The SS. Francis and Clare group secured a seat in a section that would give them a clear view of the pope’s passing. Bob Siefker was able to get near the front.
“He came right past, and it was amazing. He stopped to kiss a baby, and I was able to get some good photographs,” he said.
Police and military security forces were a constant in all of the cities the group visited, Lampert said. Threats to Pope Francis from Islamic extremists, as well as from an ongoing influx of immigrants from Northern Africa, has forced the country to take strenuous precautions against terrorist attacks.
The security line to get into the papal audience took nearly two hours, and stringent checks were required before entering any of the cathedrals, monuments and other heritage sites.
“At first it’s a little apprehensive when you see soldiers walking around and they have the gun in their hand, finger right near the trigger,” Lampert said. “But it also reassures you that safety was a primary concern.”
Like much of Italy’s art and architecture is inspired by religion, the pilgrimage blended faith-based activities and traditional tourist attractions, as well.
Every day, Lampert gave Mass, often in a chapel or church hundreds of years old. In Milan, they were able to have services in a chapel that held another holy relic — a nail from Jesus’ cross.
“Even if it’s not actually the nail from the cross, it represents it. That’s the purpose of a relic, to remind you of the event it’s associated with, reminding us of Jesus’ sacrifice for us,” Bob Siefker said.
The trip also built in some free time, so people could discover parts of the cities on their own.

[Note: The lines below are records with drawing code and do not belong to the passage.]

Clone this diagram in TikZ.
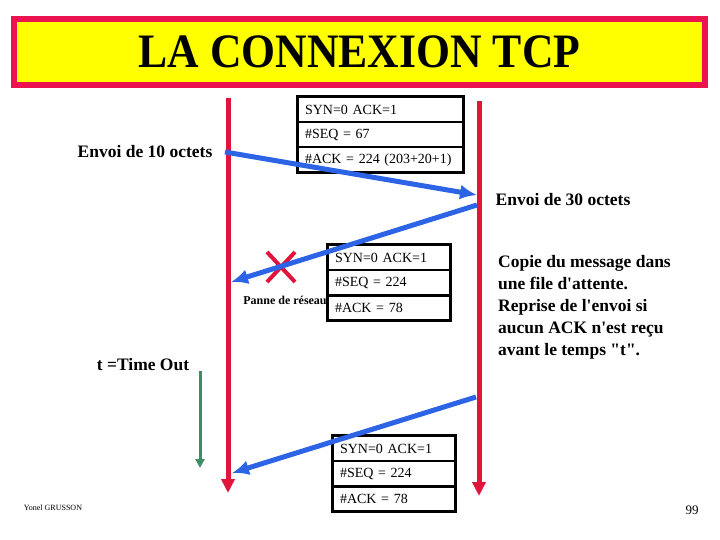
\documentclass[tikz,border=0pt]{standalone}
\usepackage{fontspec}
\setmainfont{Liberation Serif}[Ligatures=TeXOff]
\usetikzlibrary{arrows.meta, positioning, calc}
\definecolor{framered}{RGB}{235,20,80}
\definecolor{linered}{RGB}{225,20,60}
\definecolor{segblue}{RGB}{45,100,230}
\definecolor{timegreen}{RGB}{60,140,100}
\definecolor{titleyellow}{RGB}{255,255,0}

\begin{document}
\begin{tikzpicture}[x=1pt, y=-1pt,
    every node/.style={font=\fontsize{17.5}{22}\selectfont\bfseries},
    rowbox/.style={draw, line width=1.2pt, minimum height=24pt, inner sep=0pt, text width=#1-14pt, minimum width=#1, align=left, font=\fontsize{14}{14}\selectfont},
    life/.style={linered, line width=5pt, -{Triangle[width=13pt,length=14pt]}},
    segment/.style={segblue, line width=5pt, -{Latex[width=15pt,length=17pt]}}]
\useasboundingbox (0,0) rectangle (720,540);
% title
\node[draw=framered, line width=6pt, fill=titleyellow, minimum width=691pt, minimum height=66pt, inner sep=0pt] (title) at (359.5,52) {\fontsize{48}{48}\selectfont\scalebox{0.91}[1]{LA CONNEXION TCP}};
% lifelines
\coordinate (hostA) at (228,98);
\coordinate (hostAend) at (228,493);
\coordinate (hostB) at (479,101);
\coordinate (hostBend) at (479,496);
\draw[life] (hostA) -- (hostAend);
\draw[life] (hostB) -- (hostBend);
% time out
\coordinate (tout) at (200,371);
\coordinate (toutend) at (200,468);
\draw[timegreen, line width=3pt, -{Triangle[width=9pt,length=9pt]}] (tout) -- (toutend);
% network failure
\coordinate (xc) at (281,267);
\draw[linered, line width=4pt] ($(xc)+(-14,-15)$) -- ($(xc)+(14,15)$) ($(xc)+(14,-15)$) -- ($(xc)+(-14,15)$);
% first segment header
\node[rowbox=165pt, fill=white] (h1a) at (380.5,109.5) {SYN=0 ACK=1};
\node[rowbox=165pt, fill=white, below=0pt of h1a] (h1b) {\#SEQ = 67};
\node[rowbox=165pt, fill=white, below=0pt of h1b] (h1c) {\#ACK = 224 (203+20+1)};
\draw[line width=3pt] (h1a.north west) rectangle (h1c.south east);
% lost segment header
\node[rowbox=122pt, fill=white] (h2a) at (389,257.5) {SYN=0 ACK=1};
\node[rowbox=122pt, fill=white, below=0pt of h2a] (h2b) {\#SEQ = 224};
\node[rowbox=122pt, fill=white, below=0pt of h2b] (h2c) {\#ACK = 78};
\draw[line width=3pt] (h2a.north west) rectangle (h2c.south east);
% resent segment header
\node[rowbox=122pt, fill=white] (h3a) at (394,448.5) {SYN=0 ACK=1};
\node[rowbox=122pt, fill=white, below=0pt of h3a] (h3b) {\#SEQ = 224};
\node[rowbox=122pt, fill=white, below=0pt of h3b] (h3c) {\#ACK = 78};
\draw[line width=3pt] (h3a.north west) rectangle (h3c.south east);
% segments
\coordinate (s1) at (225,152);
\coordinate (s1end) at (477,195);
\coordinate (s2) at (477,205);
\coordinate (s2end) at (231,282);
\coordinate (s3) at (476,397);
\coordinate (s3end) at (232,473);
\draw[segment] (s1) -- (s1end);
\draw[segment] (s2) -- (s2end);
\draw[segment] (s3) -- (s3end);
% labels
\node (send10) at (145,152) {Envoi de 10 octets};
\node (send30) at (563,200) {Envoi de 30 octets};
\node (timeout) at (143,365) {t =Time Out};
\node[font=\fontsize{12}{12}\selectfont\bfseries] (failure) at (285,300) {Panne de réseau};
\node[anchor=north west, align=left, inner sep=0pt] (note) at (498,255) {Copie du message dans\\une file d'attente.\\Reprise de l'envoi si\\aucun ACK n'est reçu\\avant le temps "t".};
\node[font=\fontsize{8}{8}\selectfont] (author) at (53,508) {Yonel GRUSSON};
\node[font=\fontsize{13}{13}\selectfont] (page) at (692,510) {99};
\end{tikzpicture}
\end{document}
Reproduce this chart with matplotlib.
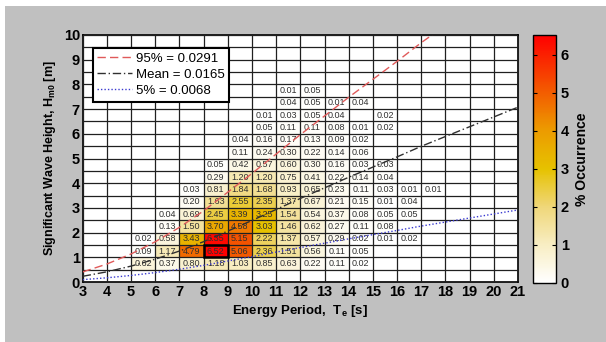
import numpy as np
import matplotlib
matplotlib.use('Agg')
import matplotlib.pyplot as plt
from matplotlib.colors import LinearSegmentedColormap
from matplotlib.patches import Rectangle

plt.rcParams['font.family'] = ['Liberation Sans', 'DejaVu Sans']
plt.rcParams['mathtext.fontset'] = 'custom'
plt.rcParams['mathtext.rm'] = 'Liberation Sans:bold'
plt.rcParams['mathtext.default'] = 'rm'

# bin edges
te_edges = np.arange(3, 22, 1)
hm0_edges = np.arange(0, 10.5, 0.5)

# % occurrence, rows = Hm0 bins (0-0.5 upward), columns = Te bins (3-4 ... 20-21)
_ = np.nan
occurrence = [
    [_, _, _,    _,    _,    _,    _,    _,    _,    _,    _,    _,    _,    _,    _,    _, _, _],
    [_, _, 0.62, 0.37, 0.80, 1.18, 1.03, 0.85, 0.63, 0.22, 0.11, 0.02, _,    _,    _,    _, _, _],
    [_, _, 0.09, 1.17, 4.79, 6.52, 5.06, 2.36, 1.51, 0.56, 0.11, 0.05, _,    _,    _,    _, _, _],
    [_, _, 0.02, 0.58, 3.43, 6.35, 5.15, 2.22, 1.37, 0.57, 0.29, 0.02, 0.01, 0.02, _,    _, _, _],
    [_, _, _,    0.13, 1.50, 3.70, 4.58, 3.03, 1.46, 0.62, 0.27, 0.11, 0.08, _,    _,    _, _, _],
    [_, _, _,    0.04, 0.69, 2.45, 3.39, 3.25, 1.54, 0.54, 0.37, 0.08, 0.05, 0.05, _,    _, _, _],
    [_, _, _,    _,    0.20, 1.63, 2.55, 2.35, 1.37, 0.67, 0.21, 0.15, 0.01, 0.04, _,    _, _, _],
    [_, _, _,    _,    0.03, 0.81, 1.84, 1.68, 0.93, 0.65, 0.23, 0.11, 0.03, 0.01, 0.01, _, _, _],
    [_, _, _,    _,    _,    0.29, 1.20, 1.20, 0.75, 0.41, 0.22, 0.14, 0.04, _,    _,    _, _, _],
    [_, _, _,    _,    _,    0.05, 0.42, 0.57, 0.60, 0.30, 0.16, 0.03, 0.03, _,    _,    _, _, _],
    [_, _, _,    _,    _,    _,    0.11, 0.24, 0.30, 0.22, 0.14, 0.06, _,    _,    _,    _, _, _],
    [_, _, _,    _,    _,    _,    0.04, 0.16, 0.17, 0.13, 0.09, 0.02, _,    _,    _,    _, _, _],
    [_, _, _,    _,    _,    _,    _,    0.05, 0.11, 0.11, 0.08, 0.01, 0.02, _,    _,    _, _, _],
    [_, _, _,    _,    _,    _,    _,    0.01, 0.03, 0.05, 0.04, _,    0.02, _,    _,    _, _, _],
    [_, _, _,    _,    _,    _,    _,    _,    0.04, 0.05, 0.01, 0.04, _,    _,    _,    _, _, _],
    [_, _, _,    _,    _,    _,    _,    _,    0.01, 0.05, _,    _,    _,    _,    _,    _, _, _],
    [_, _, _,    _,    _,    _,    _,    _,    _,    _,    _,    _,    _,    _,    _,    _, _, _],
    [_, _, _,    _,    _,    _,    _,    _,    _,    _,    _,    _,    _,    _,    _,    _, _, _],
    [_, _, _,    _,    _,    _,    _,    _,    _,    _,    _,    _,    _,    _,    _,    _, _, _],
    [_, _, _,    _,    _,    _,    _,    _,    _,    _,    _,    _,    _,    _,    _,    _, _, _],
]

# steepness lines: Hm0 = steepness * wavelength(Te), wavelength
line_te = [3, 4, 5, 6, 7, 8, 9, 10, 11, 12, 13, 14, 15, 16, 17, 18, 19, 20, 21]
line_wavelength = [14, 25, 39, 56, 76, 99, 125, 151, 178, 205, 231, 257, 282, 307, 333, 357, 381, 405, 429]
steep_labels = ['95% = 0.0291', 'Mean = 0.0165', '5% = 0.0068']
steep_values = [0.0291, 0.0165, 0.0068]
steep_styles = [('#e05a5a', (0, (6, 3))), ('#303030', (0, (6, 2, 1, 2))), ('#3a3ad0', (0, (1, 1.5)))]

occ = np.ma.masked_invalid(np.array(occurrence))

cmap = LinearSegmentedColormap.from_list('occ', [
    (0.00, '#ffffff'), (0.15, '#f8eec4'), (0.31, '#efd677'), (0.46, '#e6c200'),
    (0.62, '#ec9a00'), (0.77, '#f35c00'), (1.00, '#ff0000')])

fig = plt.figure(figsize=(6.06, 3.42), dpi=100, facecolor='#c0c0c0')
fig.patches.append(Rectangle((0, 1 - 6 / 342), 1, 6 / 342, transform=fig.transFigure,
                             facecolor='white', edgecolor='none', zorder=-1))
fig.patches.append(Rectangle((0, 0), 5 / 606, 1, transform=fig.transFigure,
                             facecolor='white', edgecolor='none', zorder=-1))

ax = fig.add_axes([82.7 / 606, 1 - 282 / 342, (518 - 82.7) / 606, (282 - 35) / 342])
mesh = ax.pcolormesh(te_edges, hm0_edges, occ, cmap=cmap, vmin=0, vmax=6.52)

# cell labels
for i in range(occ.shape[0]):
    for j in range(occ.shape[1]):
        if not occ.mask[i, j]:
            ax.text(te_edges[j] + 0.5, hm0_edges[i] + 0.25, '%.2f' % occ[i, j],
                    ha='center', va='center', fontsize=6.5, color='#303030', zorder=3)

# max cell outline
imax, jmax = np.unravel_index(np.argmax(occ.filled(-1)), occ.shape)
ax.add_patch(Rectangle((te_edges[jmax], hm0_edges[imax]), 1, 0.5, fill=False,
                       edgecolor='black', lw=1.8, zorder=3.5))

# steepness lines
for lab, s, (col, ls) in zip(steep_labels, steep_values, steep_styles):
    ax.plot(line_te, s * np.array(line_wavelength), color=col, linestyle=ls, lw=1.0,
            label=lab, zorder=4)

ax.set_xlim(3, 21)
ax.set_ylim(0, 10)
ax.set_xticks(range(3, 22))
ax.set_yticks(range(0, 11))
ax.set_yticks(hm0_edges, minor=True)
ax.set_axisbelow(False)
ax.grid(which='both', color='#202020', lw=0.9)
ax.tick_params(which='both', direction='in', length=0)
ax.tick_params(labelsize=10.5, pad=2)
for t in ax.get_xticklabels() + ax.get_yticklabels():
    t.set_fontweight('bold')
for sp in ax.spines.values():
    sp.set_linewidth(1.2)

ax.set_xlabel('Energy Period,  $T_e$ [s]', fontsize=9.5, fontweight='bold', labelpad=3)
ax.set_ylabel('Significant Wave Height, $H_{m0}$ [m]', fontsize=9, fontweight='bold', labelpad=4)

leg = ax.legend(loc='upper left', bbox_to_anchor=(0.005, 0.98), fontsize=9.5,
                frameon=True, fancybox=False, handlelength=2.6, handletextpad=0.3,
                borderpad=0.35, labelspacing=0.3, borderaxespad=0.6)
leg.get_frame().set_edgecolor('black')
leg.get_frame().set_linewidth(1.5)
leg.get_frame().set_alpha(1)
leg.set_zorder(6)

cax = fig.add_axes([533 / 606, 1 - 283 / 342, 23 / 606, 248 / 342])
cb = fig.colorbar(mesh, cax=cax)
cb.set_ticks(range(0, 7))
cb.ax.tick_params(direction='in', length=3, width=0.8, labelsize=10.5, left=True, right=True)
for t in cb.ax.get_yticklabels():
    t.set_fontweight('bold')
cb.outline.set_linewidth(1.0)
cb.set_label('% Occurrence', fontsize=10, fontweight='bold', labelpad=4)

fig.savefig('out.png', dpi=100, facecolor=fig.get_facecolor())
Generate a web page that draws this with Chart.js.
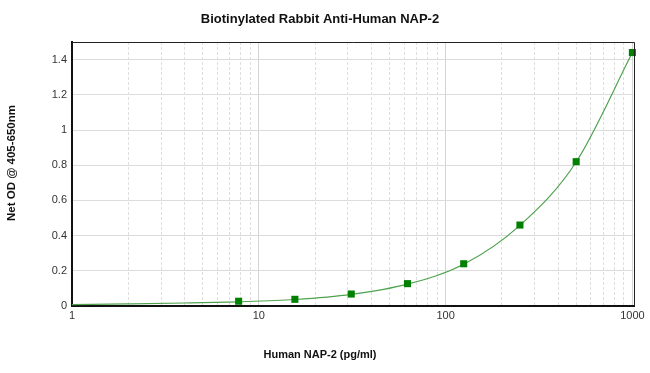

The Siefkers were also able to explore on their own, taking some free time to discover other parts of Pisa apart from the tower and cathedral.
“We walked into town, got lunch and sat on the bridge over the Po River,” he said. “The neatest thing that after five minutes away from the Piazza del Miracoli, where the tower and everything is, there were almost no tourists.”
The group climbed the Holy Stairs, believed to be the same stone stairs from Pontious Pilate’s palace that were transported from Jerusalem to Rome.
They toured basilicas such as St. John Lateran and St. Mary Major, where spectacular architecture, sculpture and adornment make each building into artwork itself to go along with masterpieces by Michelangelo, Bernini and Donatello.
“When you go into the churches, and look at these great paintings and sculptures, you have to think about how at the time, most of society was illiterate,” Lampert said. “It was depicting biblical images that made the stories come alive.”
Lampert had been to Rome many times before, including living in the city for three months. He was so familiar with the layout that he could help the other pilgrims find their way to some of the lesser-known attractions.
“In the evening, when we had free time, I gave walking tours. We’d go out on three- or four-mile walks, to go to places such as the Spanish steps or the Pantheon, the main plazas and some of my favorite gelato stands,” he said.